L’homo Sapiens d’Afrique du Nord déjà moderne il y a 80.000 ans

1er novembre 2007 - 00h00 - Maroc - Ecrit par : L.A

L’Homo sapiens a adopté pour la première fois un comportement moderne il y 80.000 ans en Afrique du Nord, soit plus du double de ce qui était admis communément, affirme le préhistorien marocain Abdeljalil Bouzouggar, en se basant sur une parure de coquillages.

Ce chercheur de 40 ans est co-responsable avec Nick Barton, de l’université d’Oxford, de la mission qui a récemment découvert la plus ancienne parure au monde, 14 coquillages perforés, dans l’est marocain.

"Rien ne justifie désormais de considérer des populations vivant avant 50.000 ans comme archaïques. Au contraire, elles avaient un comportement moderne", assure ce spécialiste de la culture des Atériens, population préhistorique d’Afrique septentrionale et du grand Sahara.

"Les Atériens utilisaient déjà des symboles : cela signifie que leurs besoins dépassaient la chasse, la pêche et la subsistance. Ils recherchaient des coquillages pour les utiliser comme parure : c’est pourquoi ils les perforaient et les décoraient à l’ocre rouge", souligne t-il.

C’est en 2003 qu’une équipe maroco-britannique découvre dans la "grotte des Pigeons" à Taforalt au Maroc, un premier coquillage perforé long de 3 cm, baptisé "Nassarius gibbossulus". Poussant plus loin ses recherches, elle en trouve 13 autres. Les coquillages ont été ensuite datés selon quatre méthodes dans des laboratoires en Grande-Bretagne et en Australie. Le verdict tombe : 82.500 ans.

Un coquillage identique avait été découvert en Afrique du Sud il y a quelques années mais il n’avait que 75.000 ans.

Située à 50 km de la Méditerranée et perchée à 720 m d’altitude, la "Grotte des Pigeons" surplombe une vallée verdoyante où les animaux venaient s’abreuver et, sur un autre versant, une plaine qui fournissait les nombreux silex nécessaires à la confection des instruments. Dans cette caverne de 30 mètres de profondeur et 10 mètres de hauteur, l’espace révèle une véritable organisation : au fond, les habitants dormaient, au centre se trouvait le feu, et on perforait les coquillages près de l’entrée, pour bénéficier de la lumière.

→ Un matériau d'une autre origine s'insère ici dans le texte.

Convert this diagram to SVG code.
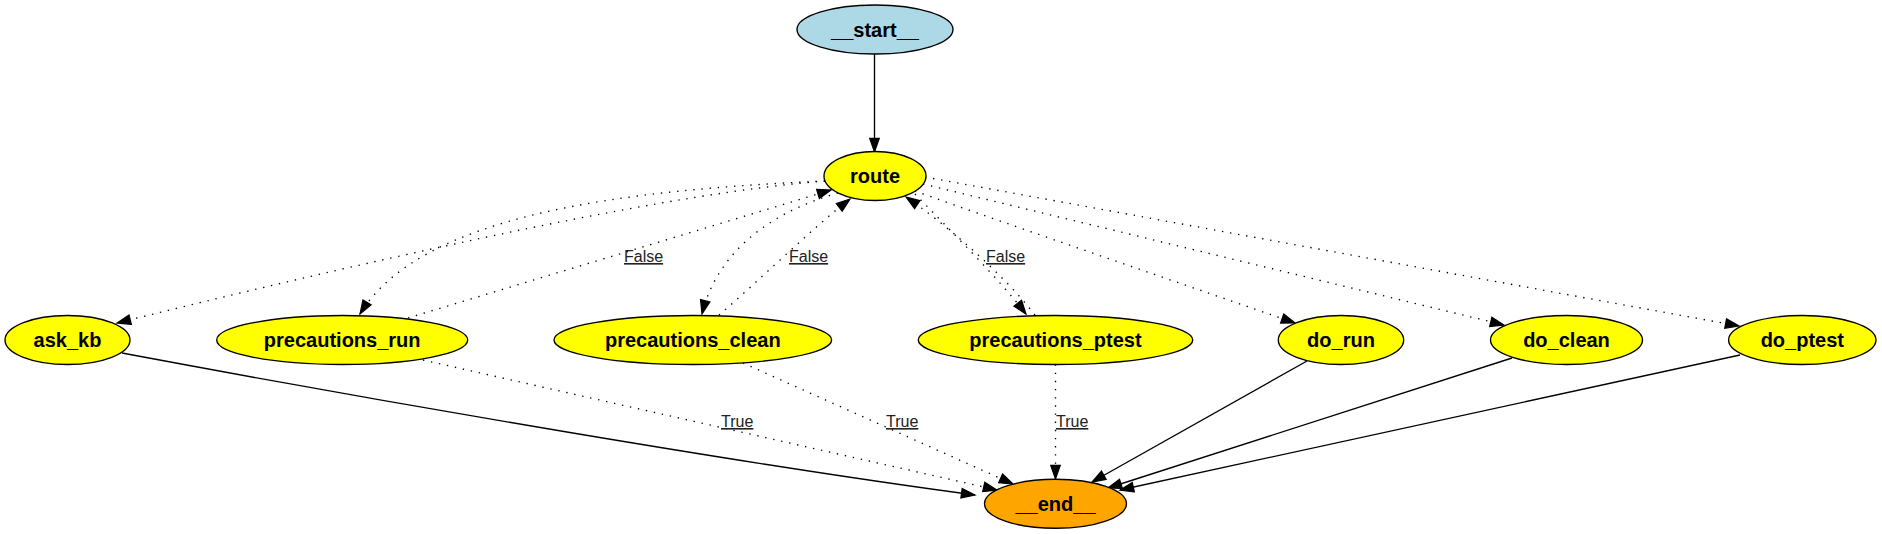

"Il fallait que les collecteurs de ce type de coquillages aient préalablement reçu des directives. C’est cela qui nous fait dire que le groupe possédait un langage et un système de communication très avancés", assure le chercheur. En outre, "une population qui collecte ces mollusques, les perfore, les ocre et les utilise, dispose incontestablement d’un sens de l’identité", explique-t-il.

Le Centre national de la recherche scientifique (CNRS) français, qui a participé aux recherches, partage cet avis : "sachant que ces objets constituent, avec l’art, les sépultures et l’utilisation des pigments, les indices les plus concluants de l’acquisition d’une pensée symbolique, cette étude amène les chercheurs à réviser leur thèse sur l’origine de l’homme moderne", affirme-t-il.

Pour l’équipe qui a travaillé au Maroc, cette parure était portée comme collier ou comme bracelet car on y a repéré des traces d’usure. "Mais, au-delà d’un objet d’embellissement, c’est l’indice d’une organisation sociale très complexe", souligne Bouzouggar.

La tradition de fabriquer et porter des objets de parure s’est poursuivie durant la préhistoire au Maroc car certaines coquillages travaillés ont été découverts dans des strates plus récentes de la Grotte des Pigeons. Autre point essentiel de cette découverte, dont les résultats ont été publiés en juin dans la revue de l’Académie nationale des sciences à Washington, ces innovations sont antérieures de 40.000 ans aux plus anciennes parures trouvées en Europe.